Out of time and place

Do you ever feel like you're somehow out of place; out of sync with the rest of the world? I close my eyes and picture myself in another time and I feel the same as I always feel-out of pace with the rest of the world. There's an unrest in my mind and I can't seem to make it quiet. It blurs my peripheral vision. Not in the literal sense, but in the way one would consider the vision used to forge one's path to the future. I can't take in all the angles. I take a step, make a decision, and suddenly I'm blindsided by a dozen other thing coming at me sideways. But maybe that's life. The world is just too vast for us to calculate all the angles.
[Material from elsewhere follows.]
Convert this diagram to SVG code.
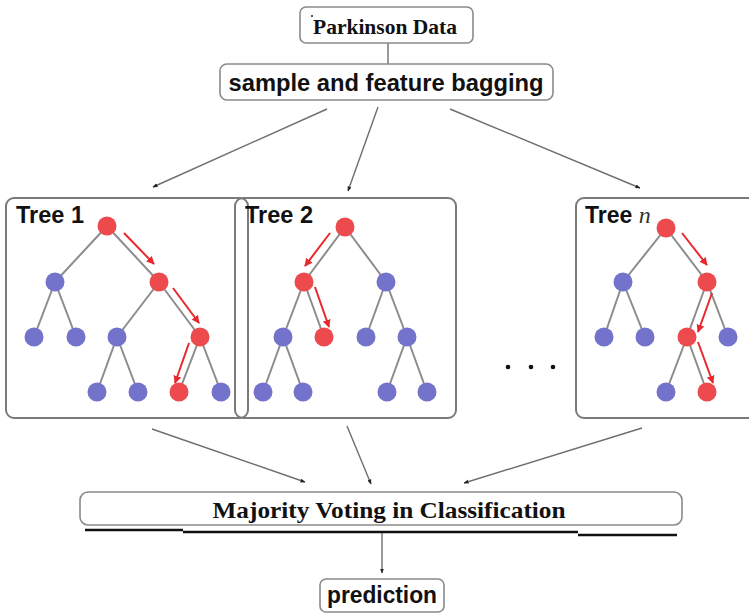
<svg xmlns="http://www.w3.org/2000/svg" width="749" height="613" viewBox="0 0 749 613">
  <defs>
    <marker id="dot-head" viewBox="0 0 10 10" refX="9" refY="5" markerWidth="5" markerHeight="5" orient="auto" markerUnits="userSpaceOnUse">
      <path d="M0,1 L10,5 L0,9 z" fill="#222"/>
    </marker>
    <marker id="red-head" viewBox="0 0 10 10" refX="9" refY="5" markerWidth="8" markerHeight="8" orient="auto" markerUnits="userSpaceOnUse">
      <path d="M0,0 L10,5 L0,10 z" fill="#e8282c"/>
    </marker>
    <style>
      .box { fill: #fff; stroke: #8a8a8a; stroke-width: 1.6; }
      .tbox { fill: none; stroke: #7a7a7a; stroke-width: 2; }
      .conn { stroke: #6e6e6e; stroke-width: 1.4; fill: none; marker-end: url(#dot-head); }
      .edge { stroke: #8c8c8c; stroke-width: 2; }
      .path { stroke: #e8282c; stroke-width: 2; marker-end: url(#red-head); }
      .r { fill: #ec4a4c; }
      .b { fill: #7373cc; }
      .serif { font-family: "Liberation Serif", "Times New Roman", serif; font-weight: bold; fill: #111; }
      .sans { font-family: "Liberation Sans", Arial, sans-serif; fill: #111; }
      .tlabel { font-family: "Liberation Sans", Arial, sans-serif; font-weight: bold; font-size: 23px; fill: #111; }
    </style>
  </defs>

  <!-- connectors -->
  <g id="connectors">
    <line x1="388" y1="43" x2="388" y2="64" stroke="#6e6e6e" stroke-width="1.4"/>
    <line class="conn" x1="327" y1="109" x2="153" y2="187"/>
    <line class="conn" x1="378" y1="107" x2="348" y2="191"/>
    <line class="conn" x1="450" y1="109" x2="640" y2="188"/>
    <line class="conn" x1="152" y1="429" x2="305" y2="482"/>
    <line class="conn" x1="347" y1="426" x2="371" y2="484"/>
    <line class="conn" x1="642" y1="428" x2="464" y2="483"/>
    <line class="conn" x1="382" y1="532" x2="382" y2="573"/>
  </g>

  <!-- top nodes -->
  <g id="parkinson-data">
    <rect class="box" x="300" y="7" width="173" height="36" rx="6"/>
    <circle cx="312" cy="16" r="1" fill="#222"/>
    <text class="serif" x="385" y="34" font-size="21" text-anchor="middle" textLength="144" lengthAdjust="spacingAndGlyphs">Parkinson Data</text>
  </g>
  <g id="bagging">
    <rect class="box" x="220" y="64" width="333" height="36" rx="7"/>
    <text class="sans" x="386" y="91" font-size="24" font-weight="600" text-anchor="middle" textLength="315" lengthAdjust="spacingAndGlyphs">sample and feature bagging</text>
  </g>

  <!-- tree 1 -->
  <g id="tree-1">
    <rect class="tbox" x="6" y="198" width="242" height="220" rx="8"/>
    <text class="tlabel" x="16" y="223" textLength="68" lengthAdjust="spacingAndGlyphs">Tree 1</text>
    <g class="edge">
      <line x1="107" y1="226" x2="55" y2="282"/>
      <line x1="107" y1="226" x2="159" y2="282"/>
      <line x1="55" y1="282" x2="34" y2="337"/>
      <line x1="55" y1="282" x2="76" y2="337"/>
      <line x1="159" y1="282" x2="117" y2="337"/>
      <line x1="159" y1="282" x2="200" y2="337"/>
      <line x1="117" y1="337" x2="97" y2="392"/>
      <line x1="117" y1="337" x2="138" y2="392"/>
      <line x1="200" y1="337" x2="179" y2="392"/>
      <line x1="200" y1="337" x2="221" y2="392"/>
    </g>
    <circle class="r" cx="107" cy="226" r="9.5"/>
    <circle class="b" cx="55" cy="282" r="9.5"/>
    <circle class="r" cx="159" cy="282" r="9.5"/>
    <circle class="b" cx="34" cy="337" r="9.5"/>
    <circle class="b" cx="76" cy="337" r="9.5"/>
    <circle class="b" cx="117" cy="337" r="9.5"/>
    <circle class="r" cx="200" cy="337" r="9.5"/>
    <circle class="b" cx="97" cy="392" r="9.5"/>
    <circle class="b" cx="138" cy="392" r="9.5"/>
    <circle class="r" cx="179" cy="392" r="9.5"/>
    <circle class="b" cx="221" cy="392" r="9.5"/>
    <line class="path" x1="124" y1="233" x2="154" y2="264"/>
    <line class="path" x1="173" y1="288" x2="199" y2="323"/>
    <line class="path" x1="189" y1="343" x2="175" y2="383"/>
  </g>

  <!-- tree 2 -->
  <g id="tree-2">
    <rect class="tbox" x="235" y="198" width="221" height="220" rx="8"/>
    <text class="tlabel" x="245" y="223" textLength="68" lengthAdjust="spacingAndGlyphs">Tree 2</text>
    <g class="edge">
      <line x1="345" y1="227" x2="304" y2="282"/>
      <line x1="345" y1="227" x2="386" y2="282"/>
      <line x1="304" y1="282" x2="283" y2="337"/>
      <line x1="304" y1="282" x2="324" y2="337"/>
      <line x1="386" y1="282" x2="366" y2="337"/>
      <line x1="386" y1="282" x2="407" y2="337"/>
      <line x1="283" y1="337" x2="263" y2="392"/>
      <line x1="283" y1="337" x2="303" y2="392"/>
      <line x1="407" y1="337" x2="387" y2="392"/>
      <line x1="407" y1="337" x2="427" y2="392"/>
    </g>
    <circle class="r" cx="345" cy="227" r="9.5"/>
    <circle class="r" cx="304" cy="282" r="9.5"/>
    <circle class="b" cx="386" cy="282" r="9.5"/>
    <circle class="b" cx="283" cy="337" r="9.5"/>
    <circle class="r" cx="324" cy="337" r="9.5"/>
    <circle class="b" cx="366" cy="337" r="9.5"/>
    <circle class="b" cx="407" cy="337" r="9.5"/>
    <circle class="b" cx="263" cy="392" r="9.5"/>
    <circle class="b" cx="303" cy="392" r="9.5"/>
    <circle class="b" cx="387" cy="392" r="9.5"/>
    <circle class="b" cx="427" cy="392" r="9.5"/>
    <line class="path" x1="330" y1="233" x2="305" y2="266"/>
    <line class="path" x1="315" y1="287" x2="329" y2="327"/>
  </g>

  <!-- ellipsis between trees -->
  <g id="ellipsis" fill="#111">
    <circle cx="508" cy="367" r="2.3"/>
    <circle cx="531" cy="367" r="2.3"/>
    <circle cx="553" cy="367" r="2.3"/>
  </g>

  <!-- tree n -->
  <g id="tree-n">
    <rect class="tbox" x="576" y="198" width="200" height="220" rx="8"/>
    <text class="tlabel" x="585" y="223">Tree <tspan font-family="Liberation Serif, serif" font-style="italic" font-weight="normal" font-size="24" fill="#333">n</tspan></text>
    <g class="edge">
      <line x1="666" y1="228" x2="623" y2="282"/>
      <line x1="666" y1="228" x2="707" y2="282"/>
      <line x1="623" y1="282" x2="604" y2="337"/>
      <line x1="623" y1="282" x2="645" y2="337"/>
      <line x1="707" y1="282" x2="687" y2="337"/>
      <line x1="707" y1="282" x2="728" y2="337"/>
      <line x1="687" y1="337" x2="666" y2="392"/>
      <line x1="687" y1="337" x2="707" y2="392"/>
    </g>
    <circle class="r" cx="666" cy="228" r="9.5"/>
    <circle class="b" cx="623" cy="282" r="9.5"/>
    <circle class="r" cx="707" cy="282" r="9.5"/>
    <circle class="b" cx="604" cy="337" r="9.5"/>
    <circle class="b" cx="645" cy="337" r="9.5"/>
    <circle class="r" cx="687" cy="337" r="9.5"/>
    <circle class="b" cx="728" cy="337" r="9.5"/>
    <circle class="b" cx="666" cy="392" r="9.5"/>
    <circle class="r" cx="707" cy="392" r="9.5"/>
    <line class="path" x1="682" y1="233" x2="707" y2="265"/>
    <line class="path" x1="712" y1="293" x2="698" y2="332"/>
    <line class="path" x1="698" y1="342" x2="713" y2="383"/>
  </g>

  <!-- voting -->
  <g id="majority-voting">
    <rect class="box" x="80" y="492" width="602" height="33" rx="8"/>
    <text class="serif" x="389" y="518" font-size="24" text-anchor="middle" textLength="353" lengthAdjust="spacingAndGlyphs">Majority Voting in Classification</text>
    <path d="M85,530 H183 M183,532 H578 M578,535 H677" stroke="#111" stroke-width="2.4" fill="none"/>
  </g>

  <g id="prediction">
    <rect class="box" x="320" y="579" width="124" height="33" rx="6"/>
    <text class="sans" x="382" y="603" font-size="24" font-weight="600" text-anchor="middle" textLength="110" lengthAdjust="spacingAndGlyphs">prediction</text>
  </g>
</svg>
Maybe I should take a more buddhist perspective to it all. I'm trying so hard to make a plan, find goals, gather the things that I want, that I'm losing missing the point all together. Tunnel vision. That's it. Tunnel vision. I'm so focused on the blip off in the distance that I'm missing the beauty all around me. It may not be my ideal spot, but maybe that's a problem with me and not the location. Perhaps it's time I start turning outwards to admire the universal aesthetics of life instead of judging everything by my personal standards of beauty. GREs tomorrow. Maybe I can stop being so anxious now. Maybe I can relax and take in the peripheries of this moment. Good luck.

1 comment:

  1. I feel like quite a number of us 20-somethings are in this spot. I'm across the ocean, but I'm taking things day by day. It makes me anxious not to have an end goal but at the same time it forces me to appreciate where I am now. I have been told here that Americans live to work whilst Spaniards work to live. When i come back to the states I definitely want to take some of that sentiment with me so I don't feel as pressured to enter the job market/ a career with a purely competitive mindset. Instead I want to find something that pays a livable wage but leaves me time ( and hopefully enough funding) to do the things I love.